Now, I will not just be celebrating the short time I was a mommy; I will also be celebrating the many many wonderful years I've spent with my mom. This year our celebration will be bittersweet. Even though she didn't carry out the pregnancy of her grandchildren, she was gracious and so humble that she gave up her body so that Charlie and I could be parents.There are not enough ways to say "thank you" enough. So this Mother's day I get to spend time with my mom and try to shower her with love and cherish all the memories we've created over the past few months. Both good and bad memories are times that I wouldn't give up for the world. I have a bond with my mom that no one can ever break.
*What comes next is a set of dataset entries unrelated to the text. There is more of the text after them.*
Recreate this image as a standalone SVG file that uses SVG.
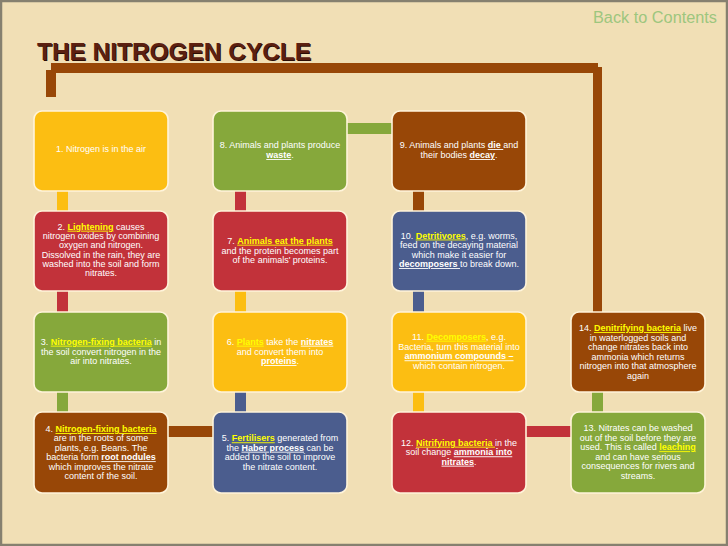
<svg xmlns="http://www.w3.org/2000/svg" width="728" height="546" viewBox="0 0 728 546">
<defs>
<style>
.bg{fill:#F1DFB5}
.frame{fill:none;stroke:#86806f;stroke-width:2.5}
.node{stroke:#FFF4DA;stroke-width:1.6}
.or{fill:#FCBE12}.rd{fill:#C2323A}.gr{fill:#86A83B}.br{fill:#984707}.bl{fill:#4B5D8E}
.t{font-family:"Liberation Sans",Arial,sans-serif;font-size:9px;fill:#FFFFFF;text-anchor:middle}
.y{fill:#FFFF00;font-weight:bold;text-decoration:underline}
.w{font-weight:bold;text-decoration:underline}
.title{font-family:"Liberation Sans",Arial,sans-serif;font-weight:bold;font-size:24px}
</style>
</defs>
<rect class="bg" x="0" y="0" width="728" height="546"/>
<rect class="frame" x="1" y="1" width="726" height="544"/>
<text class="title" x="38" y="61" fill="#2a0c04" textLength="274" lengthAdjust="spacingAndGlyphs">THE NITROGEN CYCLE</text>
<text class="title" x="37" y="60" fill="#5C2010" textLength="274" lengthAdjust="spacingAndGlyphs">THE NITROGEN CYCLE</text>
<text x="593" y="23" font-family="Liberation Sans, Arial, sans-serif" font-size="16" fill="#9DC67E" textLength="124" lengthAdjust="spacingAndGlyphs">Back to Contents</text>

<g id="connectors">
<rect class="or" x="57" y="190" width="11" height="22"/>
<rect class="rd" x="57" y="290" width="11" height="23"/>
<rect class="gr" x="57" y="391" width="11" height="22"/>
<rect class="br" x="167" y="426" width="47" height="11"/>
<rect class="bl" x="235" y="391" width="11" height="22"/>
<rect class="or" x="235" y="290" width="11" height="23"/>
<rect class="rd" x="235" y="190" width="11" height="22"/>
<rect class="gr" x="346" y="123" width="47" height="11"/>
<rect class="br" x="413" y="190" width="11" height="22"/>
<rect class="bl" x="413" y="290" width="11" height="23"/>
<rect class="or" x="413" y="391" width="11" height="22"/>
<rect class="rd" x="525" y="426" width="47" height="11"/>
<rect class="gr" x="592" y="391" width="11" height="22"/>
<rect class="br" x="51" y="63" width="547" height="10"/>
<rect class="br" x="46" y="70" width="10" height="27"/>
<rect class="br" x="593" y="67" width="9" height="246"/>
</g>

<g id="n1"><rect class="node or" x="34" y="111" width="134" height="80" rx="8"/>
<text class="t" x="101" y="152">1. Nitrogen is in the air</text></g>

<g id="n2"><rect class="node rd" x="34" y="211" width="134" height="80" rx="8"/>
<text class="t" x="101" y="229.7">2. <tspan class="y">Lightening</tspan> causes</text>
<text class="t" x="101" y="239">nitrogen oxides by combining</text>
<text class="t" x="101" y="248.3">oxygen and nitrogen.</text>
<text class="t" x="101" y="257.6">Dissolved in the rain, they are</text>
<text class="t" x="101" y="266.9">washed into the soil and form</text>
<text class="t" x="101" y="276.2">nitrates.</text></g>

<g id="n3"><rect class="node gr" x="34" y="312" width="134" height="80" rx="8"/>
<text class="t" x="101" y="344.7">3. <tspan class="y">Nitrogen-fixing bacteria</tspan> in</text>
<text class="t" x="101" y="354.5">the soil convert nitrogen in the</text>
<text class="t" x="101" y="364">air into nitrates.</text></g>

<g id="n4"><rect class="node br" x="34" y="412" width="134" height="81" rx="8"/>
<text class="t" x="101" y="432">4. <tspan class="y">Nitrogen-fixing bacteria</tspan></text>
<text class="t" x="101" y="441.4">are in the roots of some</text>
<text class="t" x="101" y="450.8">plants, e.g. Beans. The</text>
<text class="t" x="101" y="460.2">bacteria form <tspan class="w">root nodules</tspan></text>
<text class="t" x="101" y="469.6">which improves the nitrate</text>
<text class="t" x="101" y="479">content of the soil.</text></g>

<g id="n5"><rect class="node bl" x="213" y="412" width="134" height="81" rx="8"/>
<text class="t" x="280" y="441.3">5. <tspan class="y">Fertilisers</tspan> generated from</text>
<text class="t" x="280" y="450.7">the <tspan class="w">Haber process</tspan> can be</text>
<text class="t" x="280" y="460">added to the soil to improve</text>
<text class="t" x="280" y="469.5">the nitrate content.</text></g>

<g id="n6"><rect class="node or" x="213" y="312" width="134" height="80" rx="8"/>
<text class="t" x="280" y="344.7">6. <tspan class="y">Plants</tspan> take the <tspan class="w">nitrates</tspan></text>
<text class="t" x="280" y="354.5">and convert them into</text>
<text class="t" x="280" y="364"><tspan class="w">proteins</tspan>.</text></g>

<g id="n7"><rect class="node rd" x="213" y="211" width="134" height="80" rx="8"/>
<text class="t" x="280" y="243.7">7. <tspan class="y">Animals eat the plants</tspan></text>
<text class="t" x="280" y="253.5">and the protein becomes part</text>
<text class="t" x="280" y="263">of the animals' proteins.</text></g>

<g id="n8"><rect class="node gr" x="213" y="111" width="134" height="80" rx="8"/>
<text class="t" x="280" y="148">8. Animals and plants produce</text>
<text class="t" x="280" y="158"><tspan class="w">waste</tspan>.</text></g>

<g id="n9"><rect class="node br" x="392" y="111" width="134" height="80" rx="8"/>
<text class="t" x="459" y="148">9. Animals and plants <tspan class="w">die </tspan>and</text>
<text class="t" x="459" y="158">their bodies <tspan class="w">decay</tspan>.</text></g>

<g id="n10"><rect class="node bl" x="392" y="211" width="134" height="80" rx="8"/>
<text class="t" x="459" y="238.5">10. <tspan class="y">Detritivores</tspan>, e.g. worms,</text>
<text class="t" x="459" y="248">feed on the decaying material</text>
<text class="t" x="459" y="257.5">which make it easier for</text>
<text class="t" x="459" y="267"><tspan class="w">decomposers </tspan>to break down.</text></g>

<g id="n11"><rect class="node or" x="392" y="312" width="134" height="80" rx="8"/>
<text class="t" x="459" y="339.7">11. <tspan class="y">Decomposers</tspan>, e.g.</text>
<text class="t" x="459" y="349.5">Bacteria, turn this material into</text>
<text class="t" x="459" y="359.3"><tspan class="w">ammonium compounds –</tspan></text>
<text class="t" x="459" y="369">which contain nitrogen.</text></g>

<g id="n12"><rect class="node rd" x="392" y="412" width="134" height="81" rx="8"/>
<text class="t" x="459" y="445.7">12. <tspan class="y">Nitrifying bacteria </tspan>in the</text>
<text class="t" x="459" y="455.3">soil change <tspan class="w">ammonia into</tspan></text>
<text class="t" x="459" y="464.7"><tspan class="w">nitrates</tspan>.</text></g>

<g id="n13"><rect class="node gr" x="571" y="412" width="134" height="81" rx="8"/>
<text class="t" x="638" y="431">13. Nitrates can be washed</text>
<text class="t" x="638" y="440.6">out of the soil before they are</text>
<text class="t" x="638" y="450.2">used. This is called <tspan class="y">leaching</tspan></text>
<text class="t" x="638" y="459.8">and can have serious</text>
<text class="t" x="638" y="469.4">consequences for rivers and</text>
<text class="t" x="638" y="479">streams.</text></g>

<g id="n14"><rect class="node br" x="571" y="312" width="134" height="80" rx="8"/>
<text class="t" x="638" y="331">14. <tspan class="y">Denitrifying bacteria</tspan> live</text>
<text class="t" x="638" y="340.6">in waterlogged soils and</text>
<text class="t" x="638" y="350.2">change nitrates back into</text>
<text class="t" x="638" y="359.8">ammonia which returns</text>
<text class="t" x="638" y="369.4">nitrogen into that atmosphere</text>
<text class="t" x="638" y="379">again</text></g>
</svg>
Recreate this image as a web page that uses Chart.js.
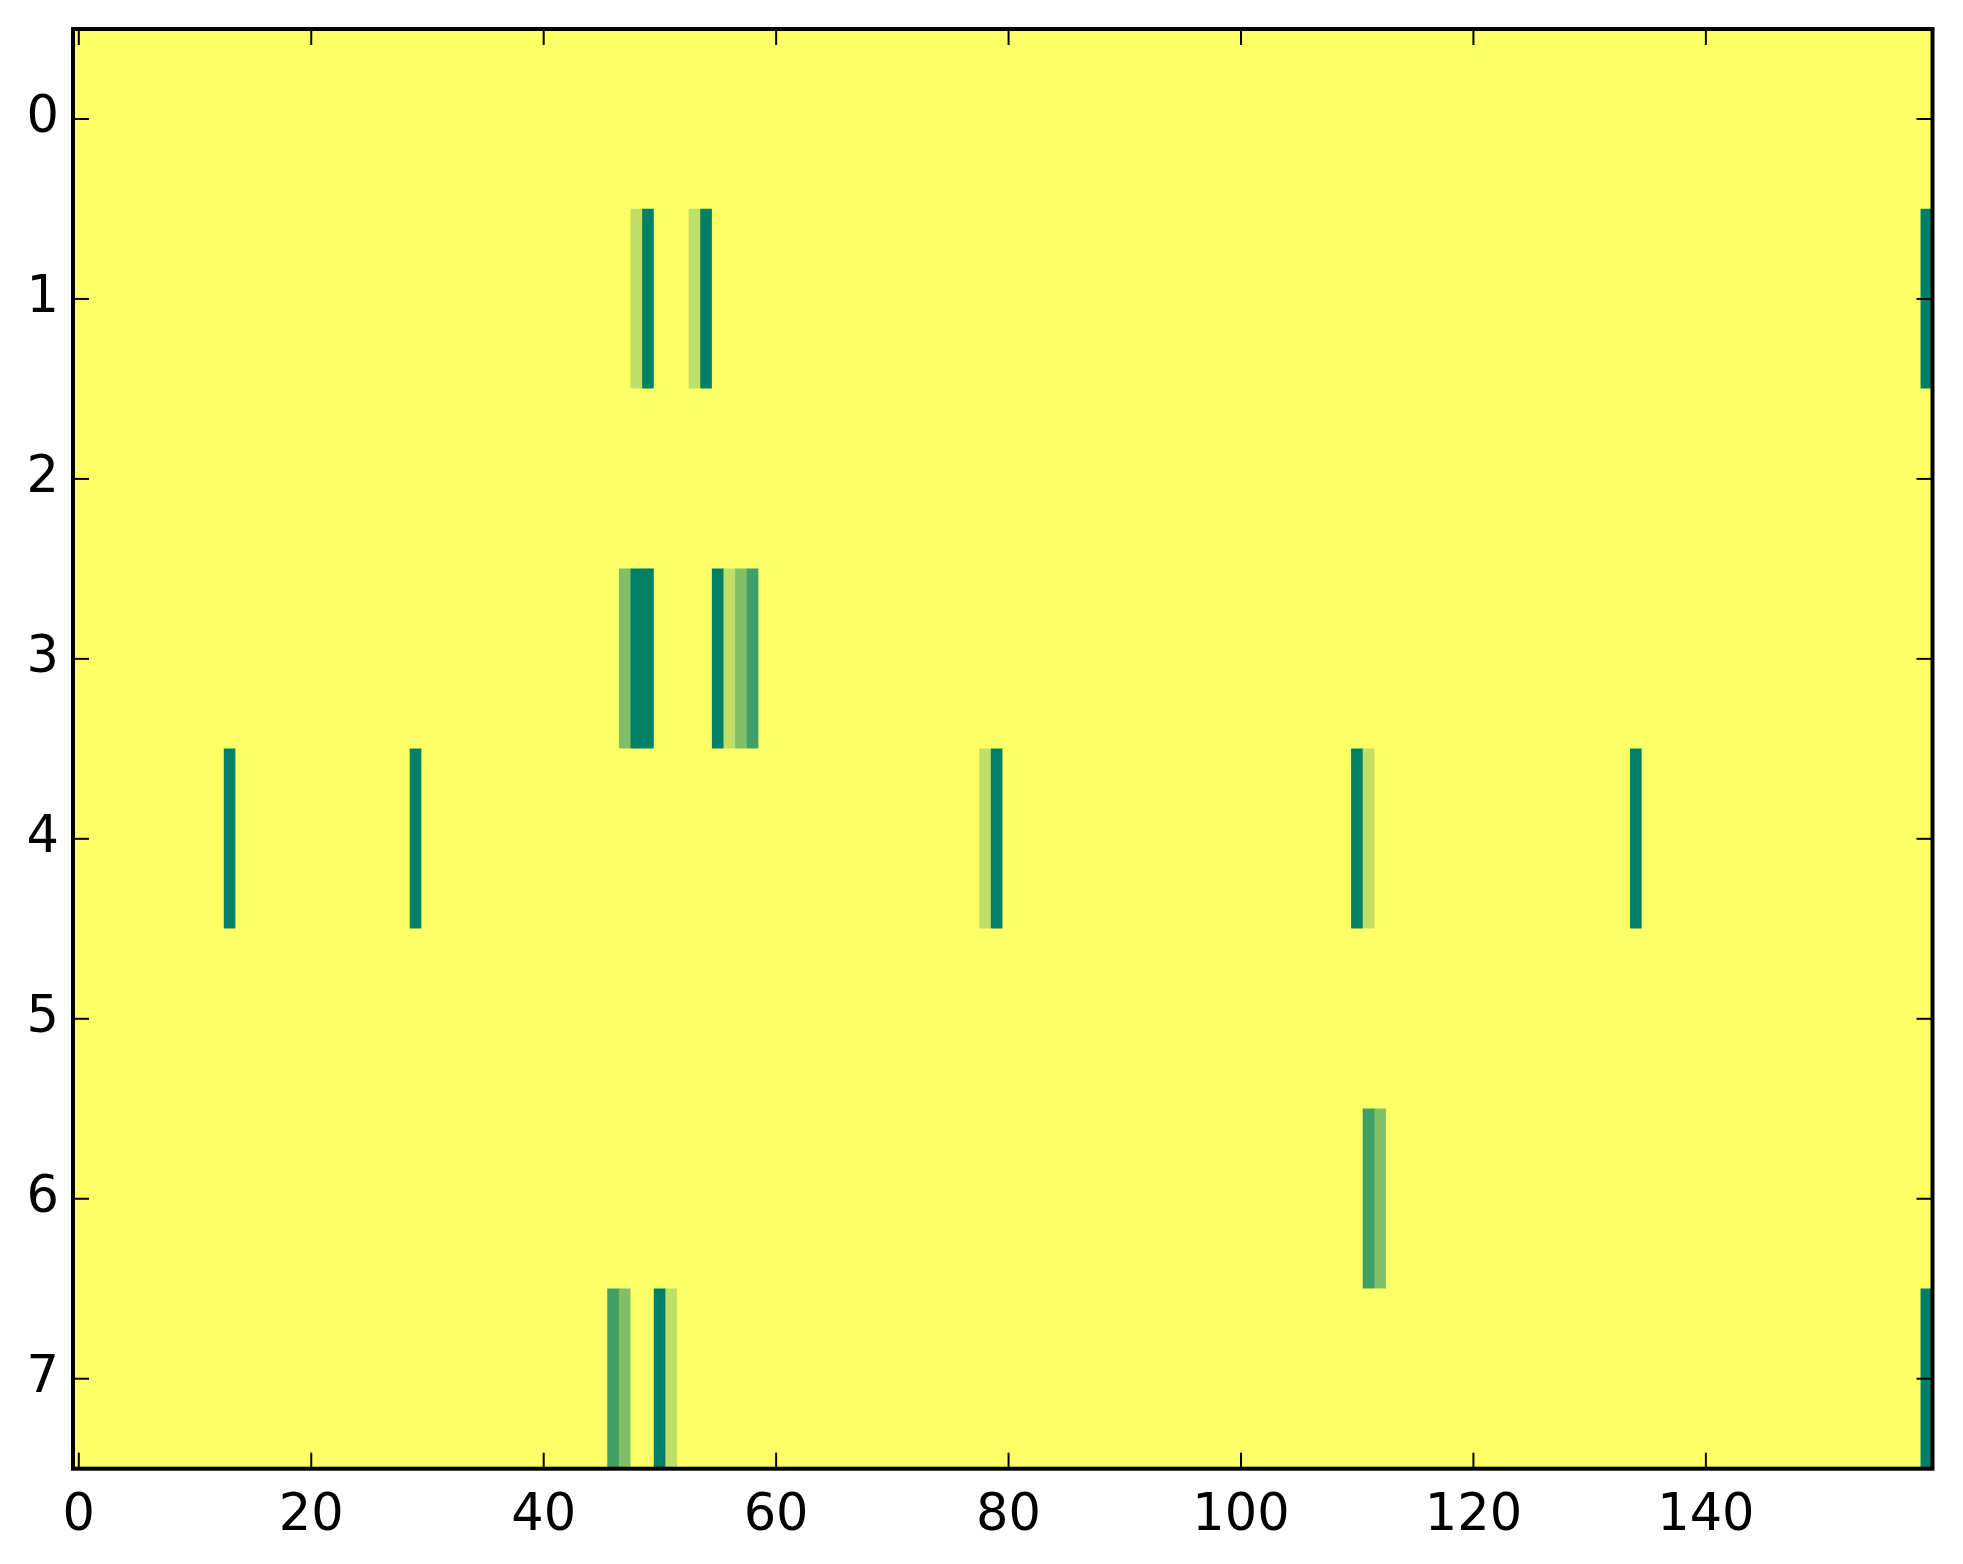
<!DOCTYPE html>
<html>
<head>
<meta charset="utf-8">
<script src="https://cdn.jsdelivr.net/npm/chart.js@4.4.0/dist/chart.umd.min.js"></script>
<style>
  html, body { margin: 0; padding: 0; background: #fff; }
</style>
</head>
<body>
<canvas id="heat" width="1963" height="1564"></canvas>
<script>
// grid size and tick labels
const rowLabels = ['0', '1', '2', '3', '4', '5', '6', '7'];
const numCols = 160;
const xTicks = [0, 20, 40, 60, 80, 100, 120, 140];

// every cell not listed below sits at the top of the scale
const fillValue = 1;
const cellRow   = [1, 1, 1, 1, 1,    3, 3, 3, 3, 3, 3, 3,    4, 4, 4, 4, 4, 4, 4,    6, 6,    7, 7, 7, 7, 7];
const cellCol   = [48, 49, 53, 54, 159,    47, 48, 49, 55, 56, 57, 58,    13, 29, 78, 79, 110, 111, 134,    111, 112,    46, 47, 50, 51, 159];
const cellValue = [0.75, 0, 0.75, 0, 0,    0.5, 0, 0, 0, 0.75, 0.5, 0.25,    0, 0, 0.75, 0, 0, 0.75, 0,    0.25, 0.5,    0.25, 0.5, 0, 0.75, 0];

// matplotlib "summer" colormap
function summer(v) {
  return 'rgb(' + Math.round(255 * v) + ',' + Math.round(127.5 + 127.5 * v) + ',102)';
}

const grid = rowLabels.map(() => new Array(numCols).fill(fillValue));
cellRow.forEach((r, i) => { grid[r][cellCol[i]] = cellValue[i]; });

const cells = [];
grid.forEach((row, r) => {
  row.forEach((v, c) => cells.push({ x: [c - 0.5, c + 0.5], y: rowLabels[r], v: v }));
});

const tickFont = { family: 'DejaVu Sans', size: 51 };
const tickLen = 16;

// yellow base under the cells, then inward ticks and the black frame
const framePlugin = {
  id: 'frame',
  beforeDatasetsDraw(chart) {
    const { ctx, chartArea: a } = chart;
    ctx.save();
    ctx.fillStyle = summer(fillValue);
    ctx.fillRect(a.left, a.top, a.right - a.left, a.bottom - a.top);
    ctx.restore();
  },
  afterDatasetsDraw(chart) {
    const { ctx, chartArea: a, scales } = chart;
    const line = (x1, y1, x2, y2) => {
      ctx.beginPath(); ctx.moveTo(x1, y1); ctx.lineTo(x2, y2); ctx.stroke();
    };
    ctx.save();
    ctx.strokeStyle = '#000';
    ctx.lineWidth = 2;
    xTicks.forEach(v => {
      const px = scales.x.getPixelForValue(v);
      line(px, a.bottom, px, a.bottom - tickLen);
      line(px, a.top, px, a.top + tickLen);
    });
    rowLabels.forEach((l, i) => {
      const py = scales.y.getPixelForValue(i);
      line(a.left, py, a.left + tickLen, py);
      line(a.right, py, a.right - tickLen, py);
    });
    ctx.lineWidth = 4;
    ctx.strokeRect(a.left, a.top, a.right - a.left, a.bottom - a.top);
    ctx.restore();
  }
};

new Chart(document.getElementById('heat'), {
  type: 'bar',
  data: {
    labels: rowLabels,
    datasets: [{
      data: cells,
      backgroundColor: c => summer(c.raw.v),
      borderWidth: 0,
      barPercentage: 1,
      categoryPercentage: 1
    }]
  },
  options: {
    indexAxis: 'y',
    responsive: false,
    animation: false,
    devicePixelRatio: 1,
    layout: { padding: { top: 29, right: 30.5, left: 0, bottom: 0 } },
    plugins: { legend: { display: false }, tooltip: { enabled: false } },
    scales: {
      x: {
        type: 'linear',
        min: -0.5,
        max: 159.5,
        afterBuildTicks: s => { s.ticks = xTicks.map(v => ({ value: v })); },
        afterFit: s => { s.height = 95.3; s.paddingLeft = 0; s.paddingRight = 0; },
        grid: { display: false, drawTicks: false },
        border: { display: false },
        ticks: { font: tickFont, color: '#000', padding: 17, maxRotation: 0, autoSkip: false }
      },
      y: {
        type: 'category',
        offset: true,
        afterFit: s => { s.width = 73; s.paddingTop = 0; s.paddingBottom = 0; },
        grid: { display: false, drawTicks: false },
        border: { display: false },
        ticks: { font: tickFont, color: '#000', padding: 14, autoSkip: false }
      }
    }
  },
  plugins: [framePlugin]
});
</script>
</body>
</html>
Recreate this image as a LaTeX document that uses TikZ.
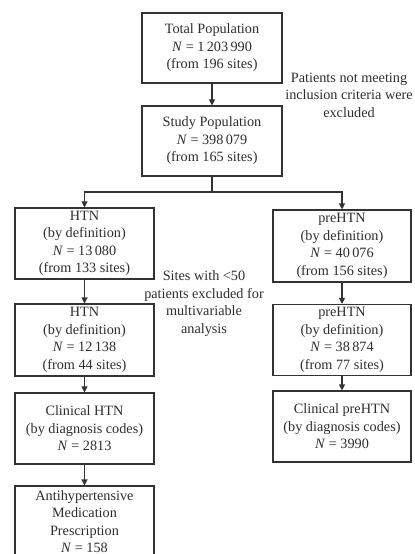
\documentclass[tikz,border=0pt]{standalone}
\usepackage{fontspec}
\setmainfont{Liberation Serif}
\usetikzlibrary{arrows.meta}
\definecolor{linec}{gray}{0.2}
\definecolor{textc}{gray}{0.18}
\begin{document}
\begin{tikzpicture}[x=1bp,y=-1bp,
  txt/.style={align=center, inner sep=0pt, text=textc, font=\fontsize{14.3}{17.6}\selectfont},
  box/.style={txt, draw=linec, line width=1.1bp},
  arr/.style={draw=linec, line width=1.1bp, -{Triangle[length=6bp,width=6bp]}},
  ln/.style={draw=linec, line width=1.1bp}]
\clip (0,0) rectangle (414,554);
\fill[white] (0,0) rectangle (414,554);
\node[box, minimum width=140bp, minimum height=70bp] (total) at (212,48)
  {Total Population\\\textit{N} = 1\,203\,990\\(from 196 sites)};
\node[box, minimum width=140bp, minimum height=70bp] (study) at (212,141)
  {Study Population\\\textit{N} = 398\,079\\(from 165 sites)};
\node[box, minimum width=139bp, minimum height=71bp] (htn1) at (84.5,243.5)
  {HTN\\(by definition)\\\textit{N} = 13\,080\\(from 133 sites)};
\node[box, minimum width=138bp, minimum height=72bp] (pre1) at (342,246)
  {preHTN\\(by definition)\\\textit{N} = 40\,076\\(from 156 sites)};
\node[box, minimum width=139bp, minimum height=72bp] (htn2) at (84.5,340)
  {HTN\\(by definition)\\\textit{N} = 12\,138\\(from 44 sites)};
\node[box, minimum width=138bp, minimum height=71bp] (pre2) at (342,340)
  {preHTN\\(by definition)\\\textit{N} = 38\,874\\(from 77 sites)};
\node[box, minimum width=139bp, minimum height=71bp] (htn3) at (84.5,428.5)
  {Clinical HTN\\(by diagnosis codes)\\\textit{N} = 2813};
\node[box, minimum width=138bp, minimum height=71bp] (pre3) at (342,426.5)
  {Clinical preHTN\\(by diagnosis codes)\\\textit{N} = 3990};
\node[box, minimum width=139bp, minimum height=71bp] (anti) at (84.5,521.5)
  {Antihypertensive\\Medication\\Prescription\\\textit{N} = 158};
\node[txt] (excl1) at (349,95) {Patients not meeting\\inclusion criteria were\\excluded};
\node[txt] (excl2) at (204,303.5) {Sites with <50\\patients excluded for\\multivariable\\analysis};
\coordinate (split) at (212,192);
\draw[arr] (total) -- (study);
\draw[ln] (study.south) -- (split);
\draw[arr] (split) -| (htn1.north);
\draw[arr] (split) -| (pre1.north);
\draw[arr] (htn1) -- (htn2);
\draw[arr] (pre1) -- (pre2);
\draw[arr] (htn2) -- (htn3);
\draw[arr] (pre2) -- (pre3);
\draw[arr] (htn3) -- (anti);
\end{tikzpicture}
\end{document}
I will forever be thankful for her sacrifices she has made and the one sacrifice she tried to make for my husband and I.
There is a quote that I found that reminds me of my mom, it says "you've never really lived unless you have done so something for someone who can never repay you" My mom can say that she has lived because what she did for me my whole life including these past few months I can never ever repay her. I only hope and pray that I'm half as good a mom as she was to me. Happy Mother's day mom I love you!!!

I will also be celebrating Mother's day with my sweet mother in law. Even though she didn't raise me, she raised the most important man in my life. It's because of her that my husband is so wonderful to me. She taught him just how great you should treat your wife. I'm forever grateful for the wonderful Christian women that she is! I'm grateful for a mother in law who I know loves me as her own. I know without a doubt she prays without ceasing for Charlie and myself and her future grand babies. I'm truly blessed with a wonderful mother in law!

There are so many this mothers day that I am grateful to have in my life. My Gram, my Mamaw in heaven, Charlie's Mamaw and my sister in law. All great moms who deserve recognition this Mother's day. I'm grateful for each of these sweet women who are all great moms and wonderful christian women who have all impacted my life.

So looking back this Mother's day will be hard but man I'm so so blessed and I know that one day I will get to join these ladies in celebrating this wonderful and much deserving day. I can't wait to be a mommy!!!!!